_DIRECTIVE_: Only the pictures are omitted; repeat all other data exactly.
%%
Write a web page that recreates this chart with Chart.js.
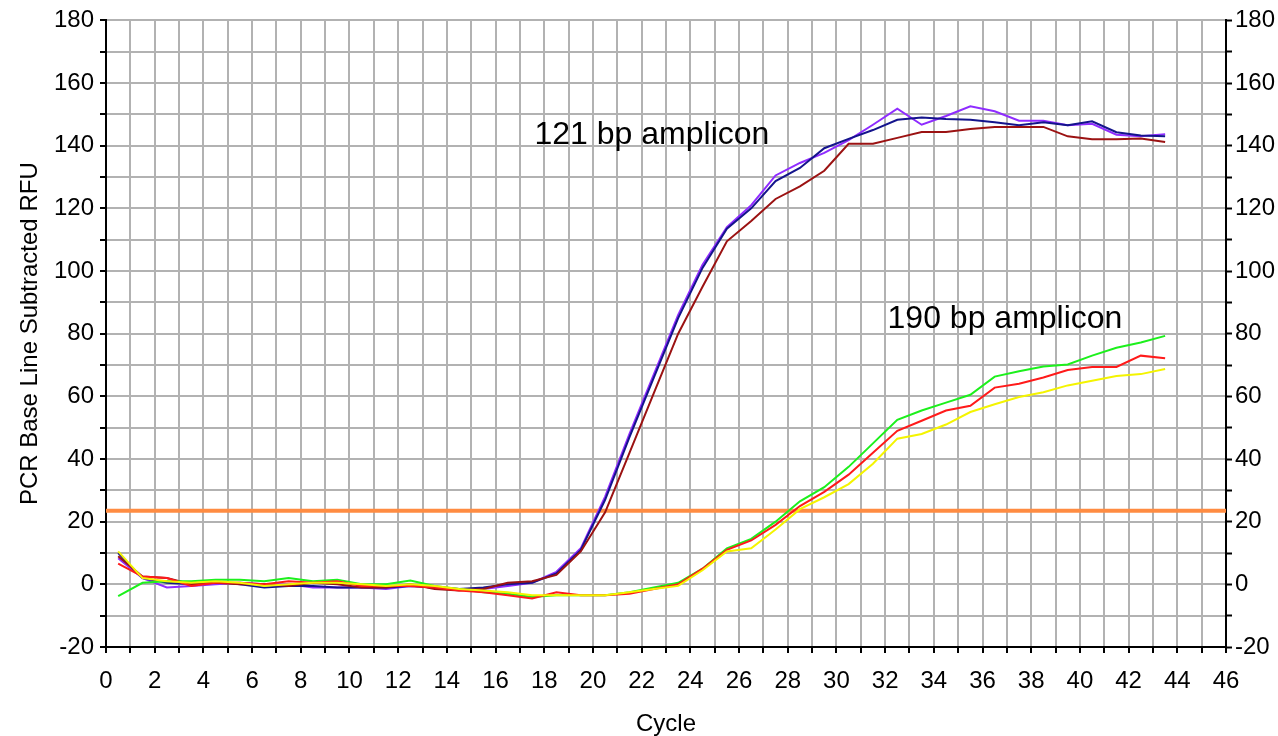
<!DOCTYPE html>
<html>
<head>
<meta charset="utf-8">
<script src="https://cdn.jsdelivr.net/npm/chart.js@4/dist/chart.umd.min.js"></script>
<style>
  html, body { margin: 0; padding: 0; background: #fff; }
  canvas { display: block; }
</style>
</head>
<body>
<canvas id="pcr" width="1278" height="736"></canvas>
<script>
// cycle positions (plotted half a cycle left)
const cycles = [0.5,1.5,2.5,3.5,4.5,5.5,6.5,7.5,8.5,9.5,10.5,11.5,12.5,13.5,14.5,15.5,16.5,17.5,18.5,19.5,20.5,21.5,
  22.5,23.5,24.5,25.5,26.5,27.5,28.5,29.5,30.5,31.5,32.5,33.5,34.5,35.5,36.5,37.5,38.5,39.5,40.5,41.5,42.5,43.5];

// 121 bp amplicon
const navy = [10,2,0.5,0,1,0,-1,-0.5,-0.5,-1,-1,-1,-0.5,-1,-1.5,-1,0,0.5,3.5,11,27,47,66,85,
  101,113.5,120,128.7,132.9,139.2,142.2,145,148.3,149,148.5,148.3,147.5,146.5,147.5,146.5,147.8,144.3,143.3,143];
const purple = [8.3,2,-1,-0.5,0,0.5,0,0,-1,-1,-1,-1.5,-0.5,-1,-1.5,-1.5,-0.5,0.5,4,11.5,28,48,67,86,
  102,114,121,130.5,134.5,137.7,141.8,146.7,151.8,146.7,149.5,152.6,151,148,148,146.5,147,143.5,143,143.7];
const darkRed = [9,2.5,2,0,0.5,0,0,-0.5,0.5,0,-1,-1,0,-1.5,-2,-1.5,0.5,1,3,10.5,23,42,61,80,
  95,109.5,116,123,127,132,140.6,140.6,142.5,144.4,144.4,145.3,146,146,146,143,142.1,142.1,142.3,141.2];

// 190 bp amplicon
const green = [-3.8,0.5,1,1,1.5,1.5,1,2,1,1.5,0,0,1.2,-0.5,-1.5,-2.5,-3,-4,-3.5,-3.5,-3.5,-2.5,-1,0.5,
  5,11.5,14.5,20,26.5,31,37.5,45,52.5,55.5,58,60.5,66.3,68,69.5,70.2,73,75.5,77.2,79.3];
const red = [6.6,2.5,2,-0.5,0.5,0.5,0,1,0.5,1,-0.5,-0.5,-0.5,-1,-2,-2.5,-3.5,-4.5,-2.5,-3.5,-3.5,-3,-1.5,0,
  5,11,14,19,25,29.5,35,42,49,52.2,55.5,57,62.8,64,66,68.4,69.4,69.4,73,72.2];
const yellow = [10.5,2,1,0.5,1,0.5,-0.5,0,0.5,0.5,0,-0.5,0,-0.5,-1.5,-2,-2.5,-3.5,-3.5,-3.5,-3.5,-2.5,-1.5,-0.5,
  4.5,10.5,11.5,17.5,24,27.8,32,38.5,46.5,48,51,55,57.5,59.8,61.3,63.5,65,66.5,67.1,68.7];

// threshold line
const thresholdX = [0, 46];
const thresholdY = 23.5;

// text notes: [label, cycle, RFU at baseline]
const notes = [
  ['121 bp amplicon', 17.6, 140.6],
  ['190 bp amplicon', 32.1, 81.9]
];

const FONT = 'Liberation Sans, Arial, sans-serif';

function pts(ys) {
  return cycles.map((c, i) => ({ x: c, y: ys[i] }));
}

function curve(ys, color) {
  return {
    data: pts(ys),
    borderColor: color,
    borderWidth: 2,
    pointRadius: 0,
    tension: 0,
    fill: false,
    order: 1
  };
}

const notePlugin = {
  id: 'notes',
  afterDatasetsDraw(chart) {
    const ctx = chart.ctx;
    const xs = chart.scales.x, ys = chart.scales.y;
    ctx.save();
    ctx.font = '32px ' + FONT;
    ctx.fillStyle = '#000';
    ctx.textBaseline = 'alphabetic';
    notes.forEach(n => {
      ctx.fillText(n[0], xs.getPixelForValue(n[1]), ys.getPixelForValue(n[2]));
    });
    ctx.restore();
  }
};

const tickFont = { family: FONT, size: 24 };

new Chart(document.getElementById('pcr'), {
  type: 'line',
  data: {
    datasets: [
      {
        data: thresholdX.map(x => ({ x: x, y: thresholdY })),
        borderColor: '#ff8c42',
        borderWidth: 4,
        pointRadius: 0,
        order: 2
      },
      curve(yellow, '#f4f400'),
      curve(red, '#ff1a1a'),
      curve(green, '#1cf01c'),
      curve(darkRed, '#9b1212'),
      curve(navy, '#14148c'),
      curve(purple, '#8f2cff')
    ]
  },
  options: {
    responsive: false,
    animation: false,
    layout: { padding: { top: 19, left: 0, right: 0, bottom: 0 } },
    plugins: { legend: { display: false }, tooltip: { enabled: false } },
    scales: {
      x: {
        type: 'linear',
        min: 0, max: 46,
        afterFit(s) { s.height = 89; },
        border: { color: '#000', width: 2 },
        grid: { color: '#b2b2b2', lineWidth: 2, tickColor: '#000', tickLength: 6, tickWidth: 2 },
        ticks: {
          stepSize: 1, autoSkip: false, maxRotation: 0, padding: 14,
          color: '#000', font: tickFont,
          callback: v => (v % 2 === 0 ? String(v) : '')
        },
        title: { display: true, text: 'Cycle', color: '#000', font: tickFont, padding: { top: 0, bottom: -3 } }
      },
      y: {
        position: 'left',
        min: -20, max: 180,
        afterFit(s) { s.width = 106; },
        border: { color: '#000', width: 2 },
        grid: { color: '#b2b2b2', lineWidth: 2, tickColor: '#000', tickLength: 6, tickWidth: 2 },
        ticks: {
          stepSize: 10, autoSkip: false, padding: 6,
          color: '#000', font: tickFont,
          callback: v => (v % 20 === 0 ? String(v) : '')
        },
        title: { display: true, text: 'PCR Base Line Subtracted RFU', color: '#000', font: tickFont, padding: { top: 16, bottom: 0 } }
      },
      y2: {
        position: 'right',
        min: -20, max: 180,
        afterFit(s) { s.width = 52; },
        border: { color: '#000', width: 2 },
        grid: { drawOnChartArea: false, tickColor: '#000', tickLength: 6, tickWidth: 2 },
        ticks: {
          stepSize: 10, autoSkip: false, padding: 3,
          color: '#000', font: tickFont,
          callback: v => (v % 20 === 0 ? String(v) : '')
        }
      }
    }
  },
  plugins: [notePlugin]
});
</script>
</body>
</html>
%%
_OUTPUT FOR THIS EXERCISE_:
Write a web page that recreates this chart with Chart.js.
<!DOCTYPE html>
<html>
<head>
<meta charset="utf-8">
<script src="https://cdn.jsdelivr.net/npm/chart.js@4/dist/chart.umd.min.js"></script>
<style>
  html, body { margin: 0; padding: 0; background: #fff; }
  canvas { display: block; }
</style>
</head>
<body>
<canvas id="pcr" width="1278" height="736"></canvas>
<script>
// cycle positions (plotted half a cycle left)
const cycles = [0.5,1.5,2.5,3.5,4.5,5.5,6.5,7.5,8.5,9.5,10.5,11.5,12.5,13.5,14.5,15.5,16.5,17.5,18.5,19.5,20.5,21.5,
  22.5,23.5,24.5,25.5,26.5,27.5,28.5,29.5,30.5,31.5,32.5,33.5,34.5,35.5,36.5,37.5,38.5,39.5,40.5,41.5,42.5,43.5];

// 121 bp amplicon
const navy = [10,2,0.5,0,1,0,-1,-0.5,-0.5,-1,-1,-1,-0.5,-1,-1.5,-1,0,0.5,3.5,11,27,47,66,85,
  101,113.5,120,128.7,132.9,139.2,142.2,145,148.3,149,148.5,148.3,147.5,146.5,147.5,146.5,147.8,144.3,143.3,143];
const purple = [8.3,2,-1,-0.5,0,0.5,0,0,-1,-1,-1,-1.5,-0.5,-1,-1.5,-1.5,-0.5,0.5,4,11.5,28,48,67,86,
  102,114,121,130.5,134.5,137.7,141.8,146.7,151.8,146.7,149.5,152.6,151,148,148,146.5,147,143.5,143,143.7];
const darkRed = [9,2.5,2,0,0.5,0,0,-0.5,0.5,0,-1,-1,0,-1.5,-2,-1.5,0.5,1,3,10.5,23,42,61,80,
  95,109.5,116,123,127,132,140.6,140.6,142.5,144.4,144.4,145.3,146,146,146,143,142.1,142.1,142.3,141.2];

// 190 bp amplicon
const green = [-3.8,0.5,1,1,1.5,1.5,1,2,1,1.5,0,0,1.2,-0.5,-1.5,-2.5,-3,-4,-3.5,-3.5,-3.5,-2.5,-1,0.5,
  5,11.5,14.5,20,26.5,31,37.5,45,52.5,55.5,58,60.5,66.3,68,69.5,70.2,73,75.5,77.2,79.3];
const red = [6.6,2.5,2,-0.5,0.5,0.5,0,1,0.5,1,-0.5,-0.5,-0.5,-1,-2,-2.5,-3.5,-4.5,-2.5,-3.5,-3.5,-3,-1.5,0,
  5,11,14,19,25,29.5,35,42,49,52.2,55.5,57,62.8,64,66,68.4,69.4,69.4,73,72.2];
const yellow = [10.5,2,1,0.5,1,0.5,-0.5,0,0.5,0.5,0,-0.5,0,-0.5,-1.5,-2,-2.5,-3.5,-3.5,-3.5,-3.5,-2.5,-1.5,-0.5,
  4.5,10.5,11.5,17.5,24,27.8,32,38.5,46.5,48,51,55,57.5,59.8,61.3,63.5,65,66.5,67.1,68.7];

// threshold line
const thresholdX = [0, 46];
const thresholdY = 23.5;

// text notes: [label, cycle, RFU at baseline]
const notes = [
  ['121 bp amplicon', 17.6, 140.6],
  ['190 bp amplicon', 32.1, 81.9]
];

const FONT = 'Liberation Sans, Arial, sans-serif';

function pts(ys) {
  return cycles.map((c, i) => ({ x: c, y: ys[i] }));
}

function curve(ys, color) {
  return {
    data: pts(ys),
    borderColor: color,
    borderWidth: 2,
    pointRadius: 0,
    tension: 0,
    fill: false,
    order: 1
  };
}

const notePlugin = {
  id: 'notes',
  afterDatasetsDraw(chart) {
    const ctx = chart.ctx;
    const xs = chart.scales.x, ys = chart.scales.y;
    ctx.save();
    ctx.font = '32px ' + FONT;
    ctx.fillStyle = '#000';
    ctx.textBaseline = 'alphabetic';
    notes.forEach(n => {
      ctx.fillText(n[0], xs.getPixelForValue(n[1]), ys.getPixelForValue(n[2]));
    });
    ctx.restore();
  }
};

const tickFont = { family: FONT, size: 24 };

new Chart(document.getElementById('pcr'), {
  type: 'line',
  data: {
    datasets: [
      {
        data: thresholdX.map(x => ({ x: x, y: thresholdY })),
        borderColor: '#ff8c42',
        borderWidth: 4,
        pointRadius: 0,
        order: 2
      },
      curve(yellow, '#f4f400'),
      curve(red, '#ff1a1a'),
      curve(green, '#1cf01c'),
      curve(darkRed, '#9b1212'),
      curve(navy, '#14148c'),
      curve(purple, '#8f2cff')
    ]
  },
  options: {
    responsive: false,
    animation: false,
    layout: { padding: { top: 19, left: 0, right: 0, bottom: 0 } },
    plugins: { legend: { display: false }, tooltip: { enabled: false } },
    scales: {
      x: {
        type: 'linear',
        min: 0, max: 46,
        afterFit(s) { s.height = 89; },
        border: { color: '#000', width: 2 },
        grid: { color: '#b2b2b2', lineWidth: 2, tickColor: '#000', tickLength: 6, tickWidth: 2 },
        ticks: {
          stepSize: 1, autoSkip: false, maxRotation: 0, padding: 14,
          color: '#000', font: tickFont,
          callback: v => (v % 2 === 0 ? String(v) : '')
        },
        title: { display: true, text: 'Cycle', color: '#000', font: tickFont, padding: { top: 0, bottom: -3 } }
      },
      y: {
        position: 'left',
        min: -20, max: 180,
        afterFit(s) { s.width = 106; },
        border: { color: '#000', width: 2 },
        grid: { color: '#b2b2b2', lineWidth: 2, tickColor: '#000', tickLength: 6, tickWidth: 2 },
        ticks: {
          stepSize: 10, autoSkip: false, padding: 6,
          color: '#000', font: tickFont,
          callback: v => (v % 20 === 0 ? String(v) : '')
        },
        title: { display: true, text: 'PCR Base Line Subtracted RFU', color: '#000', font: tickFont, padding: { top: 16, bottom: 0 } }
      },
      y2: {
        position: 'right',
        min: -20, max: 180,
        afterFit(s) { s.width = 52; },
        border: { color: '#000', width: 2 },
        grid: { drawOnChartArea: false, tickColor: '#000', tickLength: 6, tickWidth: 2 },
        ticks: {
          stepSize: 10, autoSkip: false, padding: 3,
          color: '#000', font: tickFont,
          callback: v => (v % 20 === 0 ? String(v) : '')
        }
      }
    }
  },
  plugins: [notePlugin]
});
</script>
</body>
</html>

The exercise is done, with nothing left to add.